### TASK DETAILS
Copy each line of the data below with the word "Convert".

Part of a data file
------------------------------------------------------------------------

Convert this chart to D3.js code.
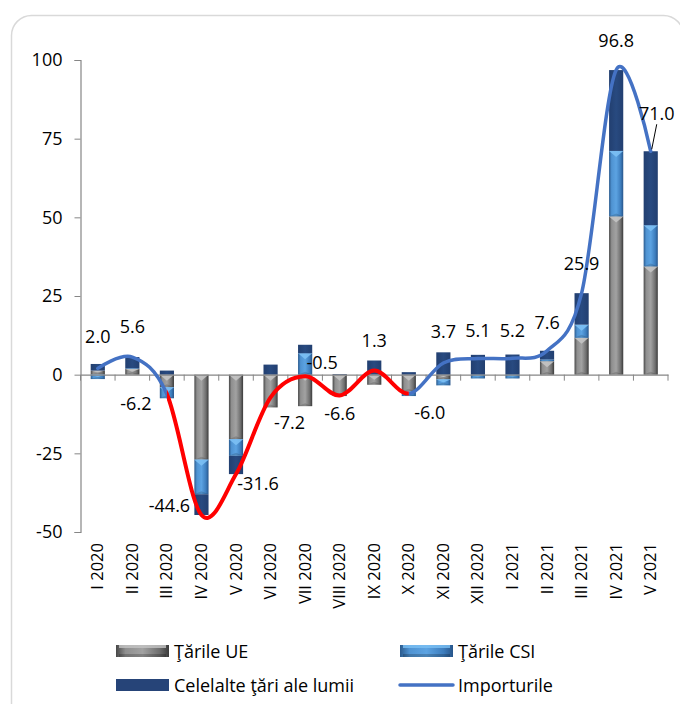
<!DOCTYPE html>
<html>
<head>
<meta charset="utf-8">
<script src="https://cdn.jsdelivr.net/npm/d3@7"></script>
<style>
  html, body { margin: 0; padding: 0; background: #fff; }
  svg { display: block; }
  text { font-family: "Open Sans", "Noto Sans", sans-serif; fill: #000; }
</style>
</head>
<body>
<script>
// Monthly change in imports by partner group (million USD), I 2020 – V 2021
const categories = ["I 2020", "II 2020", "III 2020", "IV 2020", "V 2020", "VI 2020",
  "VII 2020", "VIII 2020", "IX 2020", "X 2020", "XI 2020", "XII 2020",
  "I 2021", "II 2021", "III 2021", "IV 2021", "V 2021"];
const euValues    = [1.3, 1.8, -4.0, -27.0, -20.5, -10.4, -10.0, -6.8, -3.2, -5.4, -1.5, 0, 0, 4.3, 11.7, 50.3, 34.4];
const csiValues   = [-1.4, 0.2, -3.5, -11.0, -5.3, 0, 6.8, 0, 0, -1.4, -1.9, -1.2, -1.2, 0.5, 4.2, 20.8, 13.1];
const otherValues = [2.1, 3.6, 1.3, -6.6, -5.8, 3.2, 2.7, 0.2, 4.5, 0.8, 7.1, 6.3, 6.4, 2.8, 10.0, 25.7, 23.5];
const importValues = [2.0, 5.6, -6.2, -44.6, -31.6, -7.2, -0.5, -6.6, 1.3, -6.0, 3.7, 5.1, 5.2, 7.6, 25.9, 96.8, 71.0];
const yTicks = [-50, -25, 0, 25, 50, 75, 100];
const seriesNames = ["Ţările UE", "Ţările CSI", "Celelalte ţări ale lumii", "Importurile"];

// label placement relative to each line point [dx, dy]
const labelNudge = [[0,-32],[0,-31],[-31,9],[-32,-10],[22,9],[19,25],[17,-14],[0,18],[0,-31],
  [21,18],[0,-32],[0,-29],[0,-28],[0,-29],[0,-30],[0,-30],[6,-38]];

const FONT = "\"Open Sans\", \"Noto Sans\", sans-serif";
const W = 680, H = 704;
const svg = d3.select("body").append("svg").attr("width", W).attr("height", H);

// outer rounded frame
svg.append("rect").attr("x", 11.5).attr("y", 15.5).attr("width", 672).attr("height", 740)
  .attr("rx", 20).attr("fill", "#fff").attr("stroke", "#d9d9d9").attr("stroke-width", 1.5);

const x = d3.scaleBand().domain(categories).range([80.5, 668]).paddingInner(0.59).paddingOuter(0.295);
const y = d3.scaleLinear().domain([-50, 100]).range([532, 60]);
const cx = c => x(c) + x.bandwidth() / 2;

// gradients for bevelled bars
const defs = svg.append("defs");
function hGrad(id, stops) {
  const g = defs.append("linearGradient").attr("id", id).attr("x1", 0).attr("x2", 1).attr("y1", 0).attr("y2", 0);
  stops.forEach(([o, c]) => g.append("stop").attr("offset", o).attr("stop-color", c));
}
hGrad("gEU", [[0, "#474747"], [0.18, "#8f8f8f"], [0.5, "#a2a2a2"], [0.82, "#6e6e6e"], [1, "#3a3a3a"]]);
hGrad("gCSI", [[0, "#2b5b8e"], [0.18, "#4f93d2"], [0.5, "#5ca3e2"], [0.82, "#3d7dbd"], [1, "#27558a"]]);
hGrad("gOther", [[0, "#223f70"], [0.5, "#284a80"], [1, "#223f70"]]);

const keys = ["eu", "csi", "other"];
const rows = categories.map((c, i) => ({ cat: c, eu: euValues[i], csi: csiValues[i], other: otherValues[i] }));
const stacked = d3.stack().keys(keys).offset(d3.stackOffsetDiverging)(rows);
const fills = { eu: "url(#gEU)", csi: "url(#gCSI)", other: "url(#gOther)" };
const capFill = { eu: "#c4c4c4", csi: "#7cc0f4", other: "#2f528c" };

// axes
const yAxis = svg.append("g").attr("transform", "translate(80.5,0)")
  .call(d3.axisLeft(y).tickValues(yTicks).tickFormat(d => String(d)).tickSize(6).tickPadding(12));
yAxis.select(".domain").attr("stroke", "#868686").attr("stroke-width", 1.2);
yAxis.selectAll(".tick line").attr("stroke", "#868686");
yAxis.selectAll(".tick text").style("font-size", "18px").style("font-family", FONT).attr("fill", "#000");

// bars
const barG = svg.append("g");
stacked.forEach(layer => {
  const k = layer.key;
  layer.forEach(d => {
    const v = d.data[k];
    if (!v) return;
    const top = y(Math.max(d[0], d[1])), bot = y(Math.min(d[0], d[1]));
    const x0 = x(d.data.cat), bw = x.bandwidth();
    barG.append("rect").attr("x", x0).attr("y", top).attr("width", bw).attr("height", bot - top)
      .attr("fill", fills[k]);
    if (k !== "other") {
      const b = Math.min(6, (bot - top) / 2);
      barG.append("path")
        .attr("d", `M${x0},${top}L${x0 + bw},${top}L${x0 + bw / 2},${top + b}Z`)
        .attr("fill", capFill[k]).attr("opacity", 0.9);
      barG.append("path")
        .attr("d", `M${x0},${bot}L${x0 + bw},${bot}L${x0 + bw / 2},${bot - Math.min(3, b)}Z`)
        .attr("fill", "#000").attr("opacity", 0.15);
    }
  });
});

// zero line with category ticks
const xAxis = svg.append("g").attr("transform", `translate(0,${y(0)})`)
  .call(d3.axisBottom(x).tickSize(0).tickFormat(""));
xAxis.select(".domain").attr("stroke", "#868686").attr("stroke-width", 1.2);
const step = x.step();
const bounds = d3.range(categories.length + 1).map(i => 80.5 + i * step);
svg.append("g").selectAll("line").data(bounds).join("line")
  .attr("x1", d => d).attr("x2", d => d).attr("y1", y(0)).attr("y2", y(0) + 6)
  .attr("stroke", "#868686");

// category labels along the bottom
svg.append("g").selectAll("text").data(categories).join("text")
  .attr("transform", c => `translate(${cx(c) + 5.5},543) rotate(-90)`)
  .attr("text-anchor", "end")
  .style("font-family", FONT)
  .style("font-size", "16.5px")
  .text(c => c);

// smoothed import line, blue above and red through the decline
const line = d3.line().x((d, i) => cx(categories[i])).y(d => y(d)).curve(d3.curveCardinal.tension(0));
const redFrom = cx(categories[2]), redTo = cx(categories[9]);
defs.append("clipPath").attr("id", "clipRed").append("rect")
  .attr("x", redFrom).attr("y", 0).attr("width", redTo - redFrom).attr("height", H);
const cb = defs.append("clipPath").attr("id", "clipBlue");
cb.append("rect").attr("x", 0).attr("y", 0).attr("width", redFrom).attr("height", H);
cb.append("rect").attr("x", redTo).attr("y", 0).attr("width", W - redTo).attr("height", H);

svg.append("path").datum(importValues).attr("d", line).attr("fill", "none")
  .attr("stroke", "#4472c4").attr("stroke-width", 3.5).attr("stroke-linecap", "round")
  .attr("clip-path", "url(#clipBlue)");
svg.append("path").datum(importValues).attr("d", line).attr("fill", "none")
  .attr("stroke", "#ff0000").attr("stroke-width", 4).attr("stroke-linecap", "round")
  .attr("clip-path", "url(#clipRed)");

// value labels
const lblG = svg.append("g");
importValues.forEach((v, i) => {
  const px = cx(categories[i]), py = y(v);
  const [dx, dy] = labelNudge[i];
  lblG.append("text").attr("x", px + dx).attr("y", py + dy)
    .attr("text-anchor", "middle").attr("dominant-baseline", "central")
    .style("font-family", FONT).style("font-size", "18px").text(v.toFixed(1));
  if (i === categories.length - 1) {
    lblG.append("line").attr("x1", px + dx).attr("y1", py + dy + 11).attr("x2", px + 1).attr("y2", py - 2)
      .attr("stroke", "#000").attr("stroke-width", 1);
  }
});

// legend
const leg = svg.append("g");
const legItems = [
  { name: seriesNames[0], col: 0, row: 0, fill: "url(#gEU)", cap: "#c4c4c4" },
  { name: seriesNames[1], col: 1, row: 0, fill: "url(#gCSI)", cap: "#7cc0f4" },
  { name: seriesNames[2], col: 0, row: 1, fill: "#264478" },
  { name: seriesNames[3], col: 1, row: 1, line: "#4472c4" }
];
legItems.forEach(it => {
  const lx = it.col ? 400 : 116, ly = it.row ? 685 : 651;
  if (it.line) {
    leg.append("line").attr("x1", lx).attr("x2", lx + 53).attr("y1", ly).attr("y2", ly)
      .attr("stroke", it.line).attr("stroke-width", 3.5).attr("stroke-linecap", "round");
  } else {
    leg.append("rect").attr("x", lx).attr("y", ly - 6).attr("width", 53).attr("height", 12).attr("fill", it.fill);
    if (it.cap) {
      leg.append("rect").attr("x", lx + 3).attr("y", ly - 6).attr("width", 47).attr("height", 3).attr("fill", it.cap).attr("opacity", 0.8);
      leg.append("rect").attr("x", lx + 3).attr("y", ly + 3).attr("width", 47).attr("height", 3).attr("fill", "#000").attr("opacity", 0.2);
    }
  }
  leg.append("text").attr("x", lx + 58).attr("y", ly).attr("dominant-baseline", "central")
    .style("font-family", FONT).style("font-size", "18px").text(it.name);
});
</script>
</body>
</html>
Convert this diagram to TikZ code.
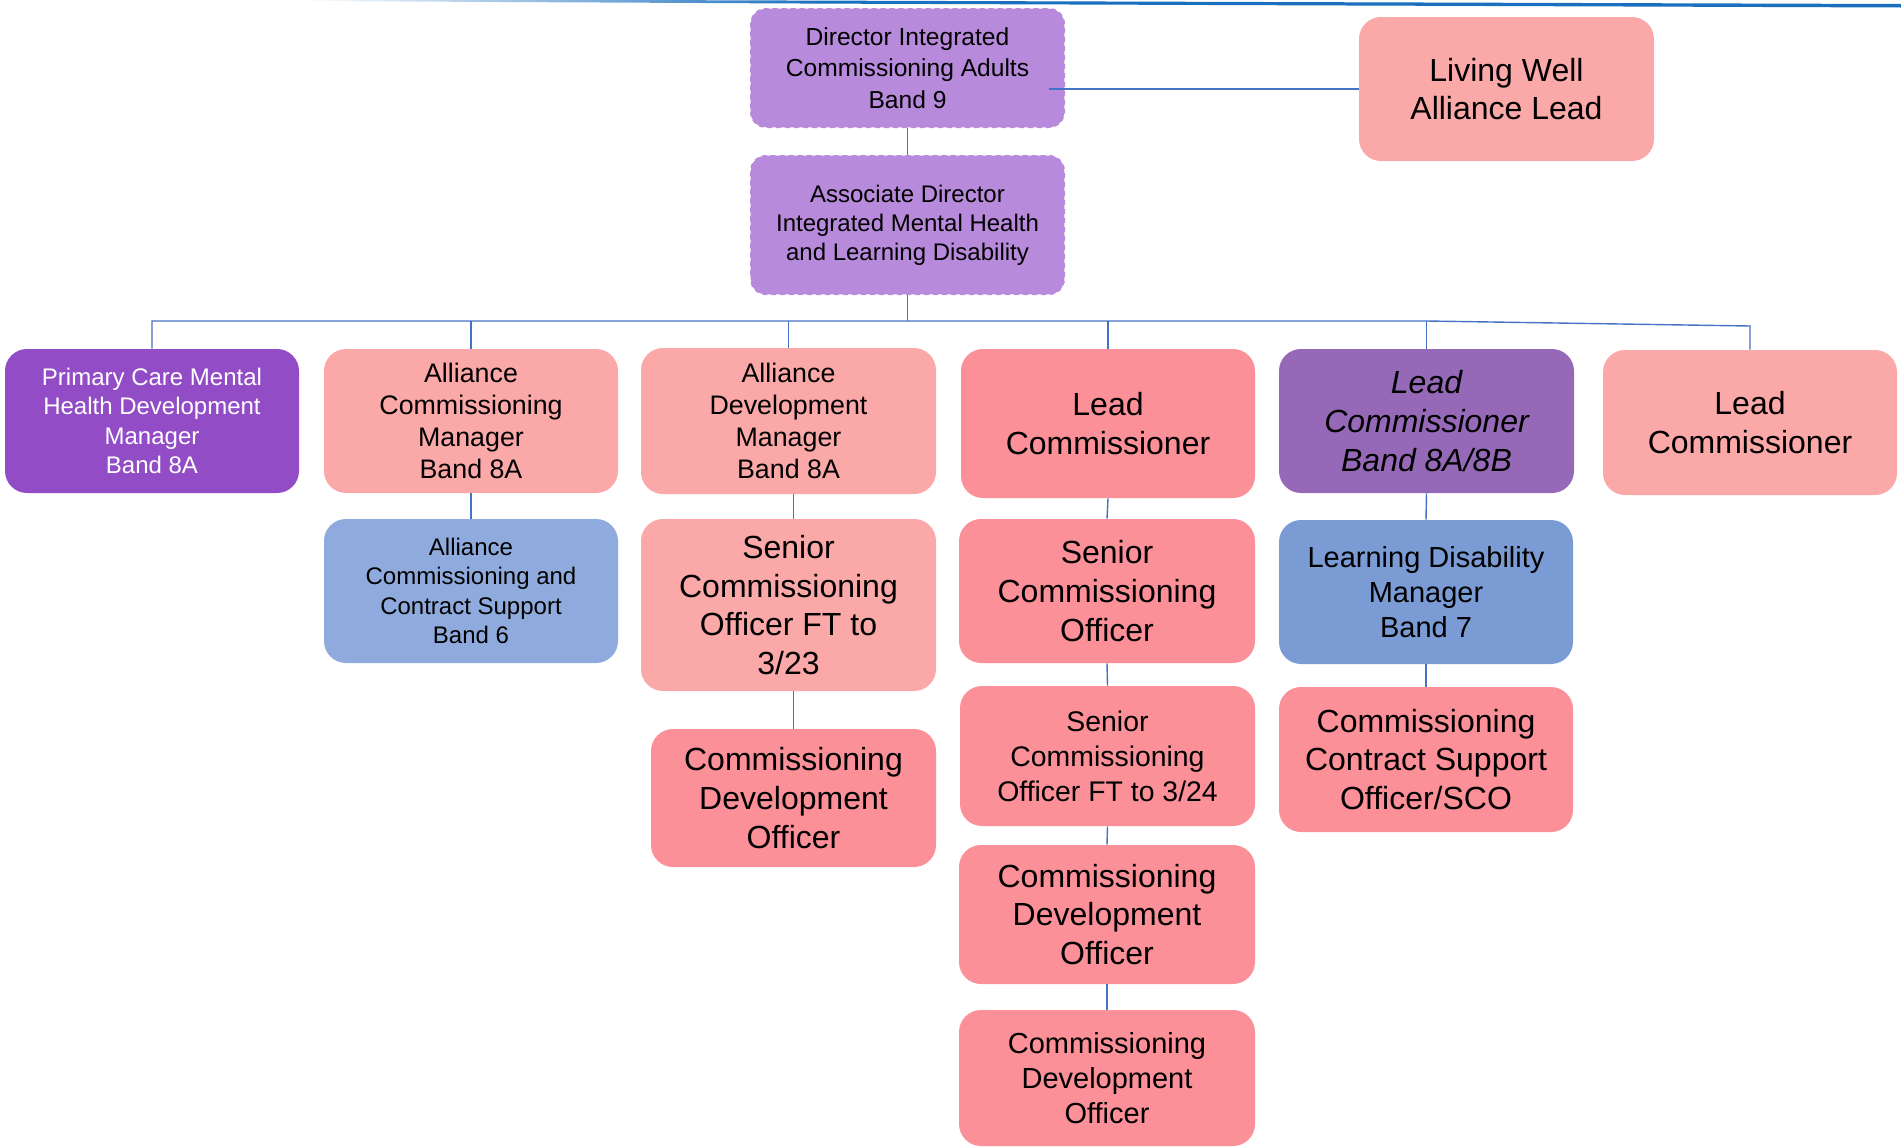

------------------------------------------------------------------------

### TASK OUTPUT
Convert this chart to D3.js code.
Convert this diagram to TikZ code.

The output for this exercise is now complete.